Here's a rundown of the notable changes:

- Troy Brown officially is on staff as a running backs and kick returners coach. The former Patriots wide receiver will work with head running backs coach Ivan Fears and special teams assistant Joe Houston.

- Director of pro scouting Dave Ziegler has been promoted to assistant director of player personnel, reporting to director of player personnel Nick Caserio. He'll essentially fill Ossenfort's former role.

- Tyler Hughes, who reportedly joined the team in June, is listed as an "offensive assistant." Hughes most recently was the head coach at Bountiful (Utah) High School.

- Vinnie Sunseri joins the Patriots as a defensive assistant after spending the 2019 season as a graduate assistant for Nick Saban at Alabama.
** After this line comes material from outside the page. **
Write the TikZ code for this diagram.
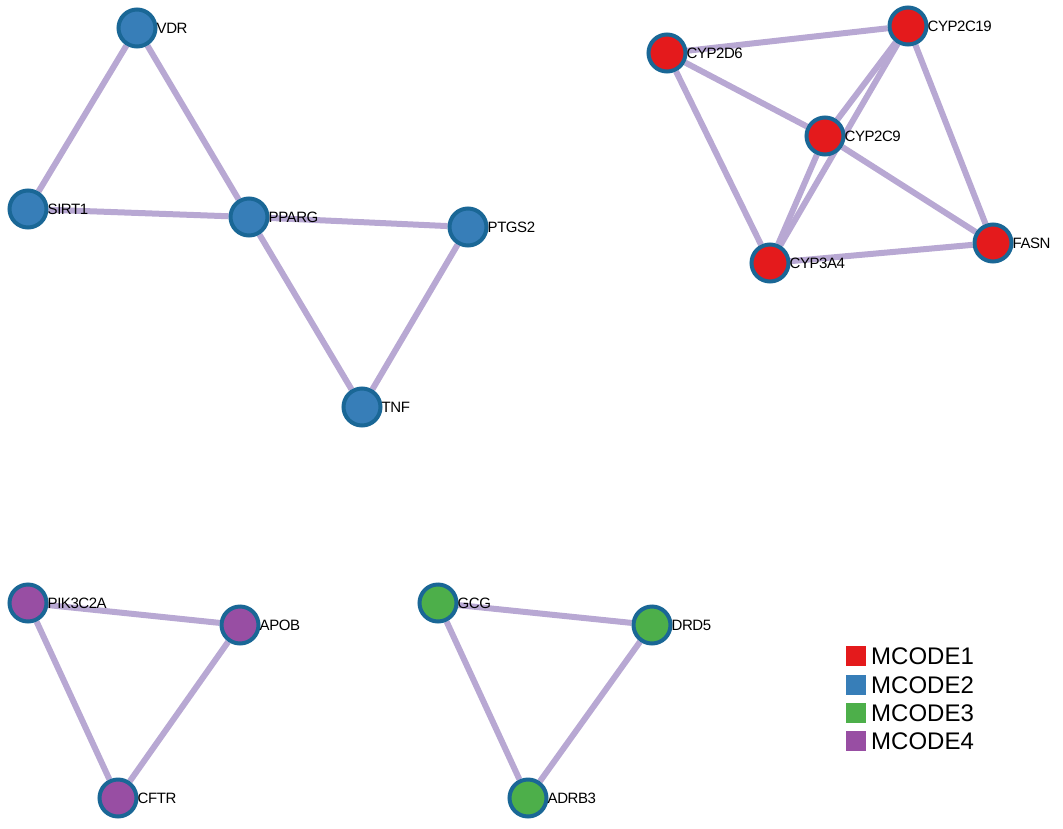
\documentclass[tikz,border=0pt]{standalone}
\usepackage{fontspec}
\setmainfont{Liberation Sans}
\usetikzlibrary{backgrounds}
\definecolor{edgec}{HTML}{B8A8D3}
\definecolor{ringc}{HTML}{1A6796}
\definecolor{mred}{HTML}{E41A1C}
\definecolor{mblue}{HTML}{377EB8}
\definecolor{mgreen}{HTML}{4DAF4A}
\definecolor{mpurple}{HTML}{984EA3}
\tikzset{
  gene/.style={circle, draw=ringc, line width=4pt, minimum size=37pt, inner sep=0pt},
  red/.style={gene, fill=mred},
  blue/.style={gene, fill=mblue},
  green/.style={gene, fill=mgreen},
  purple/.style={gene, fill=mpurple},
  lab/.style={anchor=west, inner sep=0pt, font=\fontsize{15}{17}\selectfont\addfontfeature{LetterSpace=-3}, xshift=-1pt},
  link/.style={draw=edgec, line width=6pt},
  legbox/.style={minimum size=20pt, inner sep=0pt},
  legtxt/.style={anchor=west, inner sep=0pt, font=\fontsize{24}{26}\selectfont}
}
\begin{document}
\begin{tikzpicture}[x=1pt, y=-1pt]
\useasboundingbox (0,0) rectangle (1063,828);
% MCODE2
\node[blue] (VDR) at (137,28) {};
\node[blue] (SIRT1) at (28,209) {};
\node[blue] (PPARG) at (249,217) {};
\node[blue] (PTGS2) at (468,227) {};
\node[blue] (TNF) at (362,407) {};
% MCODE1
\node[red] (CYP2D6) at (667,53) {};
\node[red] (CYP2C19) at (908,26) {};
\node[red] (CYP2C9) at (825,136) {};
\node[red] (CYP3A4) at (770,263) {};
\node[red] (FASN) at (993,243) {};
% MCODE4
\node[purple] (PIK3C2A) at (28,603) {};
\node[purple] (APOB) at (240,625) {};
\node[purple] (CFTR) at (118,798) {};
% MCODE3
\node[green] (GCG) at (438,603) {};
\node[green] (DRD5) at (652,625) {};
\node[green] (ADRB3) at (528,798) {};
% labels
\foreach \n in {VDR,SIRT1,PPARG,PTGS2,TNF,CYP2D6,CYP2C19,CYP2C9,CYP3A4,FASN,PIK3C2A,APOB,CFTR,GCG,DRD5,ADRB3}
  \node[lab] (\n-l) at (\n.east) {\n};
\begin{scope}[on background layer]
\draw[link] (VDR) -- (SIRT1);
\draw[link] (VDR) -- (PPARG);
\draw[link] (SIRT1) -- (PPARG);
\draw[link] (PPARG) -- (PTGS2);
\draw[link] (PPARG) -- (TNF);
\draw[link] (PTGS2) -- (TNF);
\draw[link] (CYP2D6) -- (CYP2C19);
\draw[link] (CYP2D6) -- (CYP2C9);
\draw[link] (CYP2D6) -- (CYP3A4);
\draw[link] (CYP2C19) -- (CYP2C9);
\draw[link] (CYP2C19) -- (CYP3A4);
\draw[link] (CYP2C19) -- (FASN);
\draw[link] (CYP2C9) -- (CYP3A4);
\draw[link] (CYP2C9) -- (FASN);
\draw[link] (CYP3A4) -- (FASN);
\draw[link] (PIK3C2A) -- (APOB);
\draw[link] (PIK3C2A) -- (CFTR);
\draw[link] (APOB) -- (CFTR);
\draw[link] (GCG) -- (DRD5);
\draw[link] (GCG) -- (ADRB3);
\draw[link] (DRD5) -- (ADRB3);
\end{scope}
% legend
\node[legbox, fill=mred] (L1) at (856,656) {};
\node[legbox, fill=mblue] (L2) at (856,685) {};
\node[legbox, fill=mgreen] (L3) at (856,713) {};
\node[legbox, fill=mpurple] (L4) at (856,741) {};
\node[legtxt] (T1) at (871,656) {MCODE1};
\node[legtxt] (T2) at (871,685) {MCODE2};
\node[legtxt] (T3) at (871,713) {MCODE3};
\node[legtxt] (T4) at (871,741) {MCODE4};
\end{tikzpicture}
\end{document}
Sunseri had a brief stint in New England as a player during 2016 training camp.

- Wolf's official title is "scouting consultant." He served as Cleveland's assistant general manager in 2018 and 2019 after 14 seasons with the Green Bay Packers.

The Patriots go through personnel changes every year, but 2020 presents a unique challenge: Not only has COVID-19 prevented staff members from meeting in-person, but the club has lost a lengthy list of core veterans to free agency (Tom Brady, Kyle Van Noy, Jamie Collins, etc.) and opt-outs (Dont'a Hightower, Patrick Chung, Marcus Cannon, etc.) this offseason.

Head coach Bill Belichick isn't one to make excuses, though, so expect his staff to be hard at work this week as the Patriots begin on-field training camp work at Gillette Stadium.